Increasing the amount of money the city council spends on promoting cycling is definitely a good thing.
Doing this by cutting back the budget for fixing potholed roads is most definitely not.
Today we report how more than £1 million is to be reallocated from the road repair budget to be spent purely on cycling projects such as new bike lanes.
It is sure to be a controversial move as few issues prove as divisive as the apparent ongoing motorist versus cyclist debate.
In truth, whether on four wheels or two, everyone in the city wants the same thing.
That is safe and well maintained roads, not pothole-ridden obstacle courses.
Far from being rival factions, a huge number of car drivers will be cyclists on a different day and vice versa, and therefore more than able to appreciate the needs of each.
For Edinburgh to meet its ambitious and admirable cycling targets, everyone accepts there needs to be investment.
But if cutting desperately needed road repairs is the only way of achieving that then the time has come to say we cannot afford that investment right now.
If there is one thing that we have learned about our roads in recent years it is that sustained investment is needed.
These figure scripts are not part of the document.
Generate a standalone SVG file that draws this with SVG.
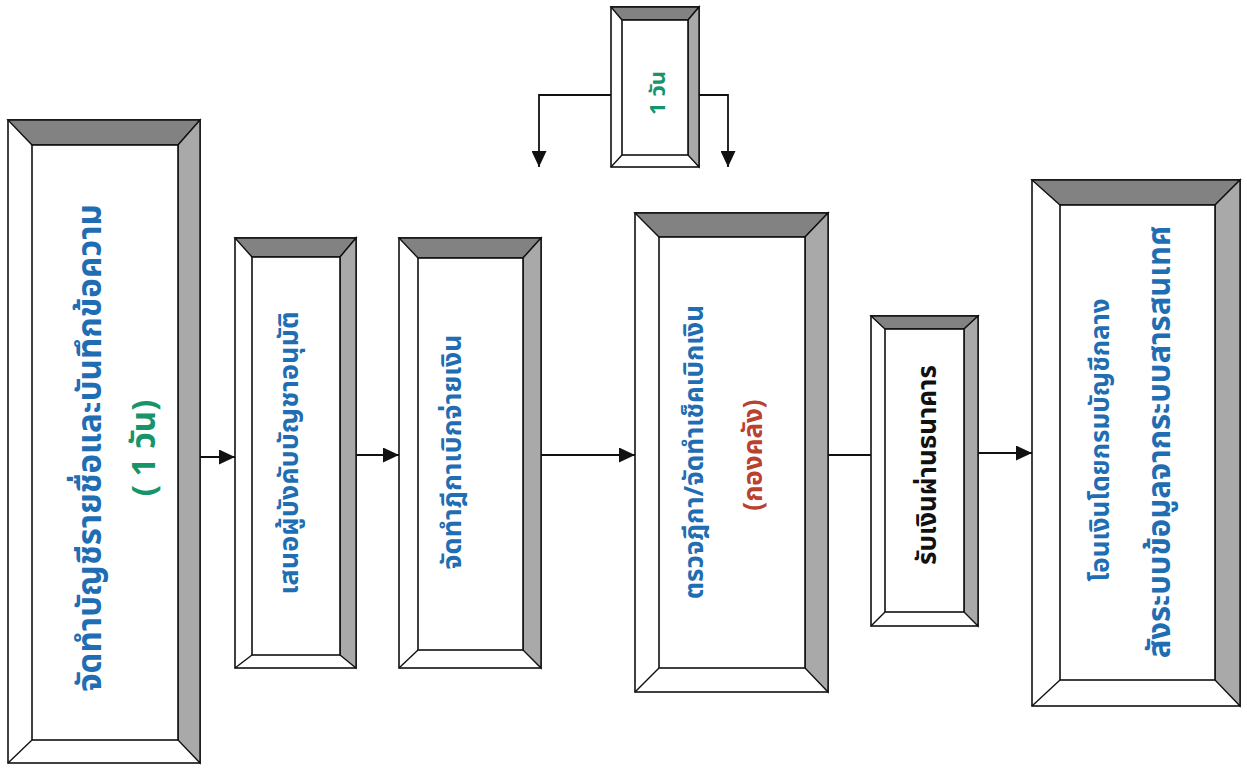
<svg xmlns="http://www.w3.org/2000/svg" width="1247" height="770" viewBox="0 0 1247 770">
<defs>
<marker id="ah" viewBox="0 0 10 10" refX="10" refY="5" markerWidth="16" markerHeight="15" markerUnits="userSpaceOnUse" orient="auto" preserveAspectRatio="none">
<path d="M0,0 L10,5 L0,10 Z" fill="#111"/>
</marker>
<style>
.outer{fill:#fff;stroke:#111;stroke-width:1.6}
.tb{fill:#828282;stroke:#111;stroke-width:1.4}
.rb{fill:#a9a9a9;stroke:#111;stroke-width:1.4}
.inner{fill:#fff;stroke:#111;stroke-width:1.6}
.dg{stroke:#111;stroke-width:1.4}
.t{font-family:"Noto Sans Thai","Loma","Garuda","Norasi","Tlwg Typo","DejaVu Sans",sans-serif;font-weight:bold;font-size:26px;text-anchor:middle}
.big{font-size:33px}
.blue{fill:#1f6db3}
.green{fill:#17946a}
.red{fill:#b8412f}
.black{fill:#111}
.conn{stroke:#111;stroke-width:1.8;fill:none}
</style>
</defs>
<rect width="1247" height="770" fill="#fff"/>

<g id="node1">
<rect class="outer" x="8" y="120" width="192" height="643"/>
<polygon class="tb" points="8,120 200,120 178,145 32,145"/>
<polygon class="rb" points="200,120 200,763 178,740 178,145"/>
<rect class="inner" x="32" y="145" width="146" height="595"/>
<line class="dg" x1="8" y1="763" x2="32" y2="740"/>
<text class="t big blue" transform="translate(101,448) rotate(-90)">จัดทำบัญชีรายชื่อและบันทึกข้อความ</text>
<text class="t big green" transform="translate(155,448) rotate(-90)">( 1 วัน)</text>
</g>

<g id="node2">
<rect class="outer" x="235" y="238" width="121" height="430"/>
<polygon class="tb" points="235,238 356,238 340,257 252,257"/>
<polygon class="rb" points="356,238 356,668 340,655 340,257"/>
<rect class="inner" x="252" y="257" width="88" height="398"/>
<line class="dg" x1="235" y1="668" x2="252" y2="655"/>
<text class="t blue" transform="translate(298,453) rotate(-90)" style="font-size:27px">เสนอผู้บังคับบัญชาอนุมัติ</text>
</g>

<g id="node3">
<rect class="outer" x="399" y="238" width="142" height="430"/>
<polygon class="tb" points="399,238 541,238 523,258 418,258"/>
<polygon class="rb" points="541,238 541,668 523,650 523,258"/>
<rect class="inner" x="418" y="258" width="105" height="392"/>
<line class="dg" x1="399" y1="668" x2="418" y2="650"/>
<text class="t blue" transform="translate(461,452) rotate(-90)" style="font-size:27px">จัดทำฎีกาเบิกจ่ายเงิน</text>
</g>

<g id="node4">
<rect class="outer" x="635" y="213" width="193" height="479"/>
<polygon class="tb" points="635,213 828,213 805,237 659,237"/>
<polygon class="rb" points="828,213 828,692 805,668 805,237"/>
<rect class="inner" x="659" y="237" width="146" height="431"/>
<line class="dg" x1="635" y1="692" x2="659" y2="668"/>
<text class="t blue" transform="translate(703,452) rotate(-90)">ตรวจฎีกา/จัดทำเช็คเบิกเงิน</text>
<text class="t red" transform="translate(762,455) rotate(-90)">(กองคลัง)</text>
</g>

<g id="node5">
<rect class="outer" x="871" y="316" width="107" height="310"/>
<polygon class="tb" points="871,316 978,316 964,329 885,329"/>
<polygon class="rb" points="978,316 978,626 964,612 964,329"/>
<rect class="inner" x="885" y="329" width="79" height="283"/>
<line class="dg" x1="871" y1="626" x2="885" y2="612"/>
<text class="t black" transform="translate(936,465) rotate(-90)">รับเงินผ่านธนาคาร</text>
</g>

<g id="node6">
<rect class="outer" x="1032" y="180" width="208" height="526"/>
<polygon class="tb" points="1032,180 1240,180 1215,205 1060,205"/>
<polygon class="rb" points="1240,180 1240,706 1215,680 1215,205"/>
<rect class="inner" x="1060" y="205" width="155" height="475"/>
<line class="dg" x1="1032" y1="706" x2="1060" y2="680"/>
<text class="t blue" transform="translate(1109,440) rotate(-90)">โอนเงินโดยกรมบัญชีกลาง</text>
<text class="t blue" transform="translate(1170,442) rotate(-90)" style="font-size:31px">สังระบบข้อมูลจากระบบสารสนเทศ</text>
</g>

<g id="node7">
<rect class="outer" x="611" y="7" width="88" height="160"/>
<polygon class="tb" points="611,7 699,7 688,20 622,20"/>
<polygon class="rb" points="699,7 699,167 688,155 688,20"/>
<rect class="inner" x="622" y="20" width="66" height="135"/>
<line class="dg" x1="611" y1="167" x2="622" y2="155"/>
<text class="t green" transform="translate(665,93) rotate(-90)" style="font-size:22px">1 วัน</text>
</g>

<g id="connectors">
<path class="conn" d="M200,457 H235" marker-end="url(#ah)"/>
<path class="conn" d="M356,455 H399" marker-end="url(#ah)"/>
<path class="conn" d="M541,455 H635" marker-end="url(#ah)"/>
<path class="conn" d="M828,455 H871"/>
<path class="conn" d="M978,453 H1032" marker-end="url(#ah)"/>
<path class="conn" d="M611,95 H539 V167" marker-end="url(#ah)"/>
<path class="conn" d="M699,95 H728 V167" marker-end="url(#ah)"/>
</g>
</svg>
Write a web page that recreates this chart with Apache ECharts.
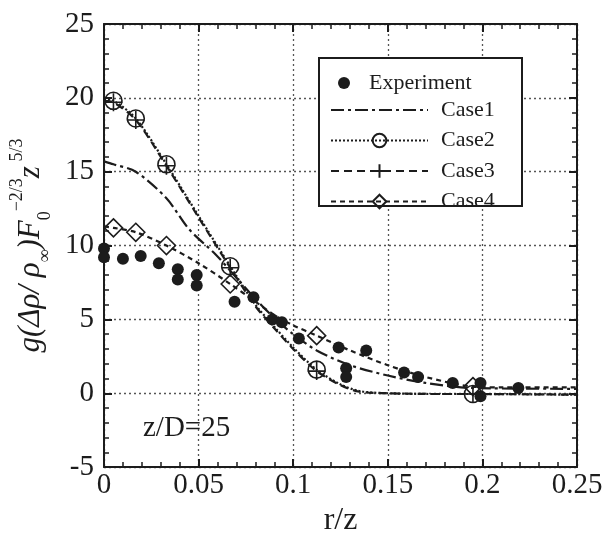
<!DOCTYPE html>
<html>
<head>
<meta charset="utf-8">
<script src="https://cdn.jsdelivr.net/npm/echarts@6/dist/echarts.min.js"></script>
<style>
  html, body { margin: 0; padding: 0; background: #fff; }
  #chart { width: 608px; height: 542px; }
</style>
</head>
<body>
<div id="chart"></div>
<script>
// r/z ticks
const xTickLabels = ['0', '0.05', '0.1', '0.15', '0.2', '0.25']
const yTickLabels = ['-5', '0', '5', '10', '15', '20', '25']

// experiment points
const expR = [0, 0, 0.01, 0.0194, 0.029, 0.039, 0.039, 0.049, 0.049, 0.069, 0.079, 0.089, 0.094, 0.103, 0.124, 0.128, 0.128, 0.1386, 0.1586, 0.166, 0.1843, 0.199, 0.199, 0.219]
const expG = [9.8, 9.2, 9.1, 9.3, 8.8, 8.4, 7.7, 8.0, 7.3, 6.2, 6.5, 5.0, 4.8, 3.7, 3.1, 1.7, 1.1, 2.9, 1.4, 1.1, 0.7, 0.7, -0.2, 0.35]

// r/z where the case markers sit
const markerR = [0.005, 0.0168, 0.033, 0.0667, 0.1124, 0.195]

const case1R = [0, 0.005, 0.0168, 0.033, 0.045, 0.059, 0.0667, 0.08, 0.09, 0.1, 0.1124, 0.13, 0.15, 0.17, 0.195, 0.25]
const case1G = [15.7, 15.5, 15.0, 13.2, 11.1, 9.4, 8.3, 6.4, 5.1, 4.0, 2.9, 1.9, 1.2, 0.7, 0.35, 0.3]

const case2R = [0, 0.005, 0.0168, 0.033, 0.05, 0.0667, 0.08, 0.09, 0.1, 0.1124, 0.125, 0.135, 0.15, 0.175, 0.195, 0.25]
const case2G = [19.9, 19.8, 18.6, 15.5, 12.0, 8.6, 6.0, 4.5, 3.1, 1.6, 0.6, 0.15, 0.0, -0.05, -0.05, -0.1]

const case3R = [0, 0.005, 0.0168, 0.033, 0.05, 0.0667, 0.08, 0.09, 0.1, 0.1124, 0.125, 0.135, 0.15, 0.175, 0.195, 0.25]
const case3G = [19.8, 19.7, 18.5, 15.4, 11.9, 8.5, 5.9, 4.4, 3.0, 1.5, 0.55, 0.1, 0.0, -0.05, -0.05, -0.1]

const case4R = [0, 0.005, 0.0168, 0.033, 0.05, 0.0667, 0.08, 0.09, 0.1, 0.1124, 0.13, 0.15, 0.17, 0.195, 0.21, 0.25]
const case4G = [11.3, 11.2, 10.9, 10.0, 8.8, 7.4, 6.2, 5.3, 4.6, 3.9, 2.9, 1.9, 1.1, 0.45, 0.4, 0.4]

const ink = '#1c1c1c'
const serif = 'Liberation Serif'

function curve (name, rs, gs, symbol, dash, size) {
  return {
    name: name,
    type: 'line',
    symbol: symbol,
    symbolSize: size,
    showAllSymbol: true,
    smooth: 0.3,
    data: rs.map((r, i) => ({
      value: [r, gs[i]],
      symbol: markerR.includes(r) ? symbol : 'none'
    })),
    lineStyle: { color: ink, width: 2.2, type: dash },
    itemStyle: { color: 'transparent', borderColor: ink, borderWidth: 1.6, borderType: 'solid' }
  }
}

const tickLine = { color: ink, width: 2 }

function xAx (pos, main) {
  return {
    type: 'value',
    position: pos,
    min: 0,
    max: 0.25,
    interval: 0.05,
    axisLine: { show: true, onZero: false, lineStyle: tickLine },
    axisTick: { show: true, inside: true, length: 8, lineStyle: tickLine },
    minorTick: { show: true, splitNumber: 5, length: 5, lineStyle: { color: ink, width: 1.5 } },
    splitLine: { show: main, lineStyle: { color: '#555', width: 1.3, type: [2, 3] } },
    axisLabel: {
      show: main,
      margin: 4,
      color: ink,
      fontFamily: serif,
      fontSize: 29,
      formatter: (v) => xTickLabels[Math.round(v / 0.05)]
    },
    name: main ? 'r/z' : '',
    nameLocation: 'middle',
    nameGap: 36,
    nameTextStyle: { color: ink, fontFamily: serif, fontSize: 32 }
  }
}

function yAx (pos, main) {
  return {
    type: 'value',
    position: pos,
    min: -5,
    max: 25,
    interval: 5,
    axisLine: { show: true, onZero: false, lineStyle: tickLine },
    axisTick: { show: true, inside: true, length: 8, lineStyle: tickLine },
    minorTick: { show: true, splitNumber: 5, length: 5, lineStyle: { color: ink, width: 1.5 } },
    splitLine: { show: main, lineStyle: { color: '#555', width: 1.3, type: [2, 3] } },
    axisLabel: {
      show: main,
      margin: 10,
      color: ink,
      fontFamily: serif,
      fontSize: 29,
      formatter: (v) => yTickLabels[Math.round((v + 5) / 5)]
    },
    name: main ? '{i|g(Δρ/ ρ}{s|∞}{i|)F}{s|0}{p|−2/3}{i|z}{p| 5/3}' : '',
    nameLocation: 'middle',
    nameRotate: 90,
    nameGap: 50,
    nameTextStyle: {
      color: ink,
      rich: {
        i: { fontFamily: serif, fontStyle: 'italic', fontSize: 31, color: ink, lineHeight: 46 },
        s: { fontFamily: serif, fontSize: 18, color: ink, verticalAlign: 'bottom', lineHeight: 46 },
        p: { fontFamily: serif, fontSize: 18, color: ink, verticalAlign: 'top', lineHeight: 46 }
      }
    }
  }
}

const myChart = echarts.init(document.getElementById('chart'), null, { renderer: 'canvas' })

const option = {
  animation: false,
  backgroundColor: '#fff',
  grid: { left: 101, right: 31, top: 24, bottom: 69 },
  xAxis: [xAx('bottom', true), xAx('top', false)],
  yAxis: [yAx('left', true), yAx('right', false)],
  legend: [
    {
      data: ['Experiment'],
      left: 338,
      top: 72,
      itemWidth: 20,
      itemHeight: 12,
      padding: 0,
      z: 5,
      textStyle: { color: ink, fontFamily: serif, fontSize: 22, padding: [0, 0, 0, 10] }
    },
    {
      data: [
        // case1 has no marker, hide the legend symbol
        { name: 'Case1', itemStyle: { borderColor: 'transparent', color: 'transparent' } },
        'Case2', 'Case3', 'Case4'
      ],
      orient: 'vertical',
      left: 330,
      top: 99,
      itemWidth: 97,
      itemHeight: 17,
      itemGap: 8.5,
      padding: 0,
      z: 5,
      textStyle: { color: ink, fontFamily: serif, fontSize: 22, lineHeight: 17, padding: [0, 0, 0, 8] }
    }
  ],
  graphic: [
    {
      type: 'rect',
      z: 3,
      shape: { x: 319, y: 58, width: 203, height: 148 },
      style: { fill: '#fff', stroke: ink, lineWidth: 2 }
    },
    {
      type: 'text',
      z: 3,
      left: 143,
      top: 414,
      style: { text: 'z/D=25', fill: ink, font: '29px "Liberation Serif"' }
    }
  ],
  series: [
    {
      name: 'Experiment',
      type: 'scatter',
      symbol: 'circle',
      symbolSize: 12,
      data: expR.map((r, i) => [r, expG[i]]),
      itemStyle: { color: ink, opacity: 1 }
    },
    curve('Case1', case1R, case1G, 'none', [13, 4, 3, 4], 0),
    curve('Case2', case2R, case2G, 'circle', [2, 2], 17),
    curve('Case3', case3R, case3G, 'path://M10 0 L10 20 M0 10 L20 10', [8, 5], 18),
    curve('Case4', case4R, case4G, 'diamond', [5, 4], 18)
  ]
}

myChart.setOption(option)
</script>
</body>
</html>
Anything less is a false economy which will come back to bite road users.
The evidence that there is still much work to do to bring city streets up to scratch is obvious to anyone driving round the city.
Poor roads are not just an annoyance to all except garages owners, they can have a serious economic impact on business.
With winter to come, the list of repairs for the city council’s pothole crews is only set to grow.
Brand new cycle lanes will be great but utterly pointless if the roads they are painted on are falling apart.
Yes, investment in cycling is badly needed, but let’s get the basics right first.